Burkina-Ghana Show The Way!

Under an unfolding agricultural programme, Ghana’s Upper East and the other regions in the North will be benefitting from a major scheme intended to create wealth and integrate the economies of Ghana and Burkina Faso in a remarkable way.

When later this year the project is inaugurated in Ouagadougou under President Blaise Compaore, ECOWAS will be taking the first major steps in integrating its peoples and cultures through agriculture, which is really the peoples economic activity employing over 60% of the population. Considered against the fact that over 70% of Ghana’s population belong to the informal sector, the impact is expected to be profound.

The economic crop in the centre of the novel arrangement is tomato, Burkina Faso magic economic crop, which incidentally is also the leading cash crop in the Tono, Vea, Pwalugu irrigation sites in the Upper East of Ghana.

Documents in the possession of the New Crusading GUIDE reveal that as part of the economic integration process, Burkina Faso is to share with Ghana best practices in agriculture in enhancing bilateral trade between the two countries. Ghana already shares the convenience of a Trade Joint Commission, which is a vehicle in coordinating systems that will enhance bilateral trade.

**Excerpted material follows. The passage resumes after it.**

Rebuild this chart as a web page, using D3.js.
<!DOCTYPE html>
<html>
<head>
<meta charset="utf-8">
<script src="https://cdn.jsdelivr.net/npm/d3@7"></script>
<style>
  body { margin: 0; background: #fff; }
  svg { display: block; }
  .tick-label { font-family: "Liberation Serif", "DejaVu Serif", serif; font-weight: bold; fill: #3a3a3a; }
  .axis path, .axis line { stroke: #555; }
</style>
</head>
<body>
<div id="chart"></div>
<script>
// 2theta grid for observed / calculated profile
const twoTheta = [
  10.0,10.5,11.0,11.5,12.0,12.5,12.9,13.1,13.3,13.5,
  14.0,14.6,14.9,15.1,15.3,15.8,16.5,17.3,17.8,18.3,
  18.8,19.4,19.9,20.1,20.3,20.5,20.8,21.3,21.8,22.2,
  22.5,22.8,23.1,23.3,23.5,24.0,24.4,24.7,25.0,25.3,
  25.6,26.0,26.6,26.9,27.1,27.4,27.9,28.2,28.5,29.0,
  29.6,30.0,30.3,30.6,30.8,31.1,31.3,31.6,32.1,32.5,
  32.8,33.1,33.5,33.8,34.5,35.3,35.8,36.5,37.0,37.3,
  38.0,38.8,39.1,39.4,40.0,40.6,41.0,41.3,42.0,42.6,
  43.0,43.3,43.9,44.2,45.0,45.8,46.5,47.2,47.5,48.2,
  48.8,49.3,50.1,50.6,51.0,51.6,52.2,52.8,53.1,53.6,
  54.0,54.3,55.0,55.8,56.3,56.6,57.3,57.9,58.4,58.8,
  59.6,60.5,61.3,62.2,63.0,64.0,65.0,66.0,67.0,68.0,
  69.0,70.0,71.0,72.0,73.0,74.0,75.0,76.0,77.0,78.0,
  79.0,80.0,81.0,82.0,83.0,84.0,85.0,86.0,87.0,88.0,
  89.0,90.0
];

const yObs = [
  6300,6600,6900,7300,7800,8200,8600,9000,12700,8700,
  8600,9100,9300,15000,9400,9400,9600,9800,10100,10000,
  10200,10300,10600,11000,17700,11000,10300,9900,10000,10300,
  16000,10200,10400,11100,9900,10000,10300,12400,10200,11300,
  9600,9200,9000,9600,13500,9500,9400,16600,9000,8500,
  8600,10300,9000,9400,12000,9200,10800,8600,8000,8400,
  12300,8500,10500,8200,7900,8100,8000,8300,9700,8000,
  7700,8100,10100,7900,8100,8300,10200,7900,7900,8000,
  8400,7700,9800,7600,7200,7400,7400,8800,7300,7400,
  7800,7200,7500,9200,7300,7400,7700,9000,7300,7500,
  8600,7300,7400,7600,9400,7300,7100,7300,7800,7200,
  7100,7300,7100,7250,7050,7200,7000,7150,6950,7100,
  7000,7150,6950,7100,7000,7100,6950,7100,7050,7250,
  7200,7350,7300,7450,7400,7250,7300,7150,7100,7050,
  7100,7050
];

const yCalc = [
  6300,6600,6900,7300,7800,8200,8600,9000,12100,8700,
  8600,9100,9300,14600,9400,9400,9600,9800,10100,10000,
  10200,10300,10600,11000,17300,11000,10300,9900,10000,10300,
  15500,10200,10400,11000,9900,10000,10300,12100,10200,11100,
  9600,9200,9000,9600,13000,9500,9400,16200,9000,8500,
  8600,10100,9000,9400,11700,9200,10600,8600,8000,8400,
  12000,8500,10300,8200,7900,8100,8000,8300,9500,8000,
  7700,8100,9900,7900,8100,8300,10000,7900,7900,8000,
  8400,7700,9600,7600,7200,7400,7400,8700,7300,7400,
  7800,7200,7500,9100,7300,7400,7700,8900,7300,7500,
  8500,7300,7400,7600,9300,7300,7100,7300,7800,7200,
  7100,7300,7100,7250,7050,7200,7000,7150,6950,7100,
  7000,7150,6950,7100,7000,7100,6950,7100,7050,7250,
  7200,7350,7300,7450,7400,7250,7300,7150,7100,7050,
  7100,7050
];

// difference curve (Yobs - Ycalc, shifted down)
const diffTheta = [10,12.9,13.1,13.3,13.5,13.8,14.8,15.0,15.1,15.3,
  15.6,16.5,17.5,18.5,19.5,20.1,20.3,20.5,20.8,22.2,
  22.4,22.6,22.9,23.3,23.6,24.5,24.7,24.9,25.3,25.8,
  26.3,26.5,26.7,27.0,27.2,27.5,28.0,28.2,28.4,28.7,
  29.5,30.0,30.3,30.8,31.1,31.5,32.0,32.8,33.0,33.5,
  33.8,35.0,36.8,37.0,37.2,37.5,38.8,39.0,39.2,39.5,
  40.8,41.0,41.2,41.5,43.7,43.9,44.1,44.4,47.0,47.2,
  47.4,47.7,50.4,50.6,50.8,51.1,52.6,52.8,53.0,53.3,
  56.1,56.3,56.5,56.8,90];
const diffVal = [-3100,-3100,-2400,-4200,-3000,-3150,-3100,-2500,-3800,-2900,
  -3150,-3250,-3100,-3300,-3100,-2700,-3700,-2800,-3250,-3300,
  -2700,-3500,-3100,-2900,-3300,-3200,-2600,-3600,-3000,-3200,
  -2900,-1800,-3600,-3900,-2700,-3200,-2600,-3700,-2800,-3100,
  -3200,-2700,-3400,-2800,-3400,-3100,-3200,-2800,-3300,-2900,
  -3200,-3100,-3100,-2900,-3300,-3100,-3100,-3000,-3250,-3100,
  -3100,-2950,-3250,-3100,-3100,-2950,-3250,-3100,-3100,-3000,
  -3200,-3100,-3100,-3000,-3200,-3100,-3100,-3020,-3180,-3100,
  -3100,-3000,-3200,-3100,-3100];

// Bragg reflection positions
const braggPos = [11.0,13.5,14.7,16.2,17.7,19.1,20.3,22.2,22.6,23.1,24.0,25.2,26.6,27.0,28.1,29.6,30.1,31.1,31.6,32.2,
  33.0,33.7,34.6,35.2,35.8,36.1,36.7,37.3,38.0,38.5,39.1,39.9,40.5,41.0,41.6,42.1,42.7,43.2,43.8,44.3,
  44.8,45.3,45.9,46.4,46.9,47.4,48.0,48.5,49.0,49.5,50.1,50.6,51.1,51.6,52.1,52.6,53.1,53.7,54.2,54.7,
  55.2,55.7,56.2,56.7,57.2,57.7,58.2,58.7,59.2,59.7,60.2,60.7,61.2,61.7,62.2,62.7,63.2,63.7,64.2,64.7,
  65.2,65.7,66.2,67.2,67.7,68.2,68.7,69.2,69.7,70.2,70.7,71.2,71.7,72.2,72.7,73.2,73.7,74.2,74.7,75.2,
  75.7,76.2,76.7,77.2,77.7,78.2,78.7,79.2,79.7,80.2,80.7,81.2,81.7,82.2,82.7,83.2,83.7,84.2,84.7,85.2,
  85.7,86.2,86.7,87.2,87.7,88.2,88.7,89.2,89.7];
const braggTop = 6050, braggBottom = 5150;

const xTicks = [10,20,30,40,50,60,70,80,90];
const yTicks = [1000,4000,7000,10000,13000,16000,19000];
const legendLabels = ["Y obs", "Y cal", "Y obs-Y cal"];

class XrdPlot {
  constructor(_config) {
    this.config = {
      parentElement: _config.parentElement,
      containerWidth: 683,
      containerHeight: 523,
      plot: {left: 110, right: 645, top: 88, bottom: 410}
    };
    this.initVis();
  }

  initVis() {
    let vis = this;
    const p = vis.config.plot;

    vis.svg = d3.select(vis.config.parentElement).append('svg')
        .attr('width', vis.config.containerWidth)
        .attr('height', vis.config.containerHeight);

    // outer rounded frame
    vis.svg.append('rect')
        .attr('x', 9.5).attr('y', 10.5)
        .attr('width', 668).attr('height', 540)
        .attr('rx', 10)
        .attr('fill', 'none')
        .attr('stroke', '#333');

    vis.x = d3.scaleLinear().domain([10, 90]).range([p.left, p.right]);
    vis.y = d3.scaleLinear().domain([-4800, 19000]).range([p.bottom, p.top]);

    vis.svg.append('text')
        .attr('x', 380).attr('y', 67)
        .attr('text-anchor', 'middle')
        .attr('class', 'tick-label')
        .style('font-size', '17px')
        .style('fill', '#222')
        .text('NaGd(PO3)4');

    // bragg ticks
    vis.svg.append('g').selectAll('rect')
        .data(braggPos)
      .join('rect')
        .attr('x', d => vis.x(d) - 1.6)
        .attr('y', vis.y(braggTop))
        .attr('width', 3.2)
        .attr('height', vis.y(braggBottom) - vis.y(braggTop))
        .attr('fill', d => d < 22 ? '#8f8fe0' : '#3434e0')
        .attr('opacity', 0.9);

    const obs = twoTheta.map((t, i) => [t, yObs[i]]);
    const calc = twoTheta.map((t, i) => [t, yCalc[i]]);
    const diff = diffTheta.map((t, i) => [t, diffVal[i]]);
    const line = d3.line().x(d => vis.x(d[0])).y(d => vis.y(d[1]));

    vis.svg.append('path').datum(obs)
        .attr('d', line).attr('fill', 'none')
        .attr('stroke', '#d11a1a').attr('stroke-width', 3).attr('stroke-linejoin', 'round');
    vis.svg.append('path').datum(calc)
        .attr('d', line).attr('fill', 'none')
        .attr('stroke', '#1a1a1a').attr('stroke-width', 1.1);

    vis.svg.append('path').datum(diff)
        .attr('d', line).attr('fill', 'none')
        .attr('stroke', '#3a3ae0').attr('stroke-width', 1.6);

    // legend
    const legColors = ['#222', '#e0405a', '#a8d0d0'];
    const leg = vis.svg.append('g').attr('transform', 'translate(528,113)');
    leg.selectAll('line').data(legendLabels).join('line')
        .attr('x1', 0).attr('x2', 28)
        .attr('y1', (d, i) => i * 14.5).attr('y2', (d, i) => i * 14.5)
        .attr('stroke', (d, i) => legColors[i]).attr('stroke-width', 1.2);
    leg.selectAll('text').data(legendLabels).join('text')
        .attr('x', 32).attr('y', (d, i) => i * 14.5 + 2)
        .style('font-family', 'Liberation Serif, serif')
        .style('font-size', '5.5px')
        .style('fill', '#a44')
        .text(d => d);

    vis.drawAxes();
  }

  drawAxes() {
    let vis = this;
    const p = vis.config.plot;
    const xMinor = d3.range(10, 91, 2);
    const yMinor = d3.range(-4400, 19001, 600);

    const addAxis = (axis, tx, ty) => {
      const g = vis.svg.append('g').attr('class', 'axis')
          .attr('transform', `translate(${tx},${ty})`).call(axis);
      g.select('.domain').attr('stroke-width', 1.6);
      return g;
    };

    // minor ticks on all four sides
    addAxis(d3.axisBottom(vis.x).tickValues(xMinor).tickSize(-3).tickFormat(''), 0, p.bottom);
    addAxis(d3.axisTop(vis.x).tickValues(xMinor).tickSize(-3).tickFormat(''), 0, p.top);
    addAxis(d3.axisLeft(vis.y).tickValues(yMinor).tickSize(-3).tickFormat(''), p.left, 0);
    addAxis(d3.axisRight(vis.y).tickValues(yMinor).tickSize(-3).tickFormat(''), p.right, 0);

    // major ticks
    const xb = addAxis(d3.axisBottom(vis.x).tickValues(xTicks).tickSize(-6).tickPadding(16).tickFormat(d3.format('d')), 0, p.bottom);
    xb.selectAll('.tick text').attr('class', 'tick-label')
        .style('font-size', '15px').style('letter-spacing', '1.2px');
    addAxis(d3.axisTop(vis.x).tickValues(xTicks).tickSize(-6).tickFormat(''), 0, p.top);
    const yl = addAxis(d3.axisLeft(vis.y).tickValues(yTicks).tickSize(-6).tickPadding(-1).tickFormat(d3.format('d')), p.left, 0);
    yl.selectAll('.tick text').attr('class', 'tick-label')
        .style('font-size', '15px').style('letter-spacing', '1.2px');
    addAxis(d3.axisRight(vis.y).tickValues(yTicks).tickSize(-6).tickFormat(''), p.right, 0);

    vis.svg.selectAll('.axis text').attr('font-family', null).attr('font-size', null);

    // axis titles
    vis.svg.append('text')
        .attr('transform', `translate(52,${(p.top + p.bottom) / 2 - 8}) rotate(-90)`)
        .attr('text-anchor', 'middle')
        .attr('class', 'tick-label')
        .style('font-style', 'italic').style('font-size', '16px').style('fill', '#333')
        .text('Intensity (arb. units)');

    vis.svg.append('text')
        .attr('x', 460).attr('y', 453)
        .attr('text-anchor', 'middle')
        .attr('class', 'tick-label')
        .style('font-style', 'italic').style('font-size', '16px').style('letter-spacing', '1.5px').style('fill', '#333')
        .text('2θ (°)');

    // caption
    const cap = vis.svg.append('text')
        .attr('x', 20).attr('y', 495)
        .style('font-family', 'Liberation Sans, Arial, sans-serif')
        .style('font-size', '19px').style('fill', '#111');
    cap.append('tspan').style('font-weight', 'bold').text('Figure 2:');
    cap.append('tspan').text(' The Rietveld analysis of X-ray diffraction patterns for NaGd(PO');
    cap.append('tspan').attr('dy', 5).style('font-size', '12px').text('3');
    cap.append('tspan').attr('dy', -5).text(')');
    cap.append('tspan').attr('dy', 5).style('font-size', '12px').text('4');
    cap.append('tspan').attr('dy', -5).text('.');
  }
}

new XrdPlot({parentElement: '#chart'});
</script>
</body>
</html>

Ghana and Burkina Faso’s Ministries of Trade and Agriculture have been active in putting notes together and empowering the informal sector in pushing the agenda for a framework that will be underpinning this new face and phase of bilateral trade between Burkina Faso and Ghana, using standards in packaging, pricing, marketing and financial systems.

The Ghana Mission in Ouagadougou and the Burkina Faso Parliament, personified in the influential Fatoumata Diendere-Diallo, former Mayor of Ouagadougou, also played massive roles in initiating the framework and systems. Indeed, the first lines of the proposal were written in the living room of Fatoumata Diendere-Diallo, during a meeting between Ghana and Burkina Faso to discuss the nation’s turbulent and, sometimes, crime-riddled tomato industry.

Fifteen years ago, Burkina Faso imported tomatoes from Ghana – in the Upper East. Today, able-bodied men and women pick the fruit and vegetable from farm gates in Burkina Faso during harvest season from December to May, whilst others act as scouts for traders from Ghana who are in search of tomatoes to buy – whilst in their own backyard and irrigation sites, the productive population in agriculture is aged.

When these able-bodied men from Navrongo, Chiana-Paga and Bolgatanga are not employed on farm gates in Burkina Faso, they are on mission as foot soldiers for political parties – because, according to them, agriculture does not pay. Indeed, they had seen over the years, banks drag their parents to the courts for reneging on loans they had contracted from the banks to produce vegetables.

Poor yield and market occasioned by lack of extension facilities and best practices have reduced agriculture in the Upper East in Northern Ghana to crass drudgery. Worse still, producer-trader relationship, a key ingredient in agro-business, had worsened over the years – heightened by the fact that traders down-South, for profit reasons, skip Upper East farmers and move into Burkina Faso to import the vegetable.

Matched against the Ministry of Trade and Industry’s efforts at revamping the Pwalugu Tomato Factory to support marketing of tomatoes in the Upper East, Ghana may be blazing the trail for others in the ECOWAS sub-region to emulate in integrating peoples and economies in realizing the ECOWAS vision of expanding national economies beyond borders.

The Savannah Accelerated Development Authority, mandated by Ghana’s Government to help accelerate, create wealth, and growth through agriculture and employment generation is expected to provide a massive and missing link, not only in moving back people up North and in bringing back lost populations now slaving in urban towns and cities in Ghana, but also creating industrialized zones for further enhancing trade and economic boom in the sub-region.

Challenges dogging the cross border trade, which warranted this intervention and turned curses into blessings, include traders from Ghana crediting tomatoes from Burkinabe producers and absconding; buying with fake CFA, and drivers from Ghana ignoring safety rules and engaging in hit-and-run practices.

Others include contraband activity, in which drivers sent marijuana across the borders onto farm gates for exchange for tomatoes and rape, and armed robbery attacks against traders, both on Burkinabe and Ghanaian highways.

The framework is based on research conducted by Washington-based food policy research institute, including MoFA scientists and researchers.